* [Task instructions]: Repeat, exactly and only, the lines from the beginning of the data through the line with "minimum width=185pt, minimum". Pictures are left out.

* [Source data]:
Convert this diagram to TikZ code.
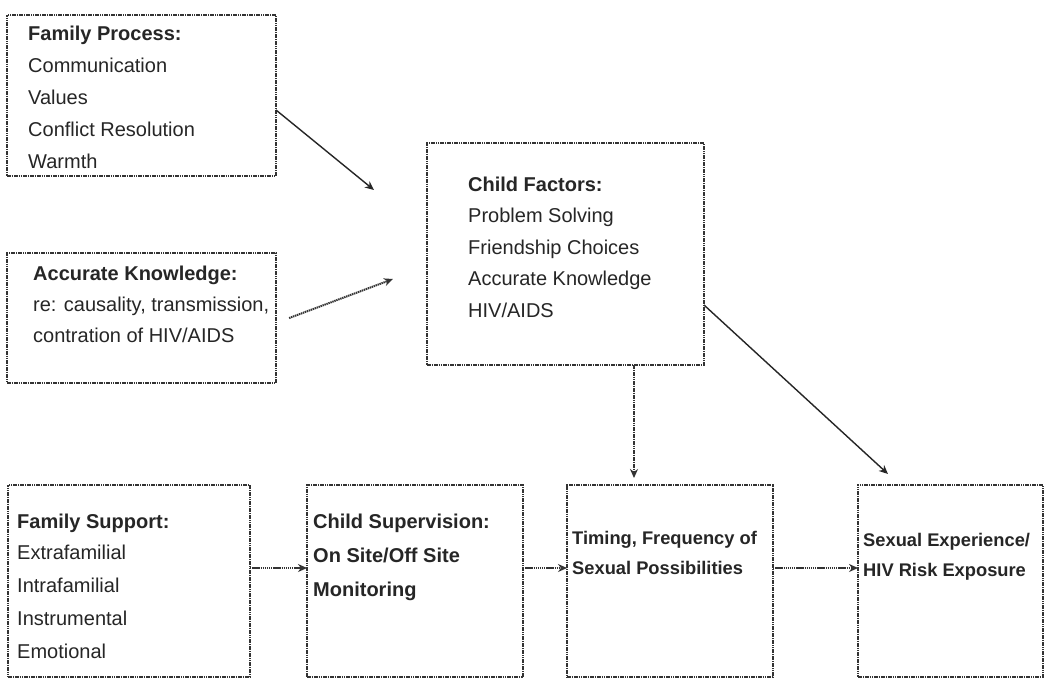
\documentclass[tikz,border=0pt]{standalone}
\usepackage{fontspec}
\setmainfont{Liberation Sans}
\usetikzlibrary{arrows.meta}
\begin{document}
\begin{tikzpicture}[x=1pt,y=-1pt,
  box/.style={draw=black!80, line width=2.8pt, dash pattern=on 1.6pt off 0.7pt, inner sep=0pt, outer sep=0pt},
  txt/.style={anchor=base west, inner sep=0pt, text=black!85, font=\fontsize{20}{24}\selectfont},
  hd/.style={txt, font=\fontsize{20}{24}\selectfont\bfseries},
  hds/.style={txt, font=\fontsize{18.3}{22}\selectfont\bfseries},
  tip/.style={-{Stealth[length=9pt,width=8pt]}},
  solidcon/.style={tip, draw=black!85, line width=1.4pt},
  dotcon/.style={tip, draw=black!80, line width=2pt, dash pattern=on 1.4pt off 0.7pt},
  thickcon/.style={tip, draw=black!80, line width=2.8pt, dash pattern=on 1.6pt off 0.7pt}]
\useasboundingbox[fill=white] (0,0) rectangle (1050,683);

% boxes
\node[box, minimum width=269pt, minimum height=161pt] (fp) at (141.5,95.5) {};
\node[box, minimum width=269pt, minimum height=130pt] (ak) at (141.5,318) {};
\node[box, minimum width=277pt, minimum height=222pt] (cf) at (565.5,254) {};
\node[box, minimum width=242pt, minimum height=192pt] (fs) at (129,581) {};
\node[box, minimum width=216pt, minimum height=192pt] (cs) at (415,581) {};
\node[box, minimum width=206pt, minimum height=192pt] (tm) at (670,581) {};
\node[box, minimum width=185pt, minimum height=192pt] (se) at (950.5,581) {};

% Family Process
\node[hd]  (fp1) at (28,40)  {Family Process:};
\node[txt] (fp2) at (28,72)  {Communication};
\node[txt] (fp3) at (28,104) {Values};
\node[txt] (fp4) at (28,136) {Conflict Resolution};
\node[txt] (fp5) at (28,168) {Warmth};

% Accurate Knowledge
\node[hd]  (ak1) at (33,280) {Accurate Knowledge:};
\node[txt] (ak2) at (33,311) {re: causality, transmission,};
\node[txt] (ak3) at (33,342) {contration of HIV/AIDS};

% Child Factors
\node[hd]  (cf1) at (468,191) {Child Factors:};
\node[txt] (cf2) at (468,222) {Problem Solving};
\node[txt] (cf3) at (468,254) {Friendship Choices};
\node[txt] (cf4) at (468,285) {Accurate Knowledge};
\node[txt] (cf5) at (468,317) {HIV/AIDS};

% Family Support
\node[hd]  (fs1) at (17,528) {Family Support:};
\node[txt] (fs2) at (17,559) {Extrafamilial};
\node[txt] (fs3) at (17,592) {Intrafamilial};
\node[txt] (fs4) at (17,625) {Instrumental};
\node[txt] (fs5) at (17,658) {Emotional};

% Child Supervision
\node[hd] (cs1) at (313,528) {Child Supervision:};
\node[hd] (cs2) at (313,562) {On Site/Off Site};
\node[hd] (cs3) at (313,596) {Monitoring};

% Timing
\node[hds] (tm1) at (572,544.5) {Timing, Frequency of};
\node[hds] (tm2) at (572,574.5) {Sexual Possibilities};

% Sexual Experience
\node[hds] (se1) at (863,546.5) {Sexual Experience/};
\node[hds] (se2) at (863,576.5) {HIV Risk Exposure};

% connector ends
\coordinate (fpend) at (374,190);
\coordinate (akend) at (393,279);
\coordinate (seend) at (888,474);

% connectors
\draw[solidcon] (fp.east |- 0,110) -- (fpend);
\draw[dotcon, shorten <=14pt] (ak.east |- 0,323) -- (akend);
\draw[thickcon, shorten >=7pt] (cf.south -| 634,0) -- (tm.north -| 634,0);
\draw[solidcon] (cf.east |- 0,305) -- (seend);
\draw[dotcon] (fs.east |- 0,568) -- (cs.west |- 0,568);
\draw[dotcon] (cs.east |- 0,568) -- (tm.west |- 0,568);
\draw[dotcon] (tm.east |- 0,568) -- (se.west |- 0,568);
\end{tikzpicture}
\end{document}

* [Right answer]:
Convert this diagram to TikZ code.
\documentclass[tikz,border=0pt]{standalone}
\usepackage{fontspec}
\setmainfont{Liberation Sans}
\usetikzlibrary{arrows.meta}
\begin{document}
\begin{tikzpicture}[x=1pt,y=-1pt,
  box/.style={draw=black!80, line width=2.8pt, dash pattern=on 1.6pt off 0.7pt, inner sep=0pt, outer sep=0pt},
  txt/.style={anchor=base west, inner sep=0pt, text=black!85, font=\fontsize{20}{24}\selectfont},
  hd/.style={txt, font=\fontsize{20}{24}\selectfont\bfseries},
  hds/.style={txt, font=\fontsize{18.3}{22}\selectfont\bfseries},
  tip/.style={-{Stealth[length=9pt,width=8pt]}},
  solidcon/.style={tip, draw=black!85, line width=1.4pt},
  dotcon/.style={tip, draw=black!80, line width=2pt, dash pattern=on 1.4pt off 0.7pt},
  thickcon/.style={tip, draw=black!80, line width=2.8pt, dash pattern=on 1.6pt off 0.7pt}]
\useasboundingbox[fill=white] (0,0) rectangle (1050,683);

% boxes
\node[box, minimum width=269pt, minimum height=161pt] (fp) at (141.5,95.5) {};
\node[box, minimum width=269pt, minimum height=130pt] (ak) at (141.5,318) {};
\node[box, minimum width=277pt, minimum height=222pt] (cf) at (565.5,254) {};
\node[box, minimum width=242pt, minimum height=192pt] (fs) at (129,581) {};
\node[box, minimum width=216pt, minimum height=192pt] (cs) at (415,581) {};
\node[box, minimum width=206pt, minimum height=192pt] (tm) at (670,581) {};
\node[box, minimum width=185pt, minimum height=192pt] (se) at (950.5,581) {};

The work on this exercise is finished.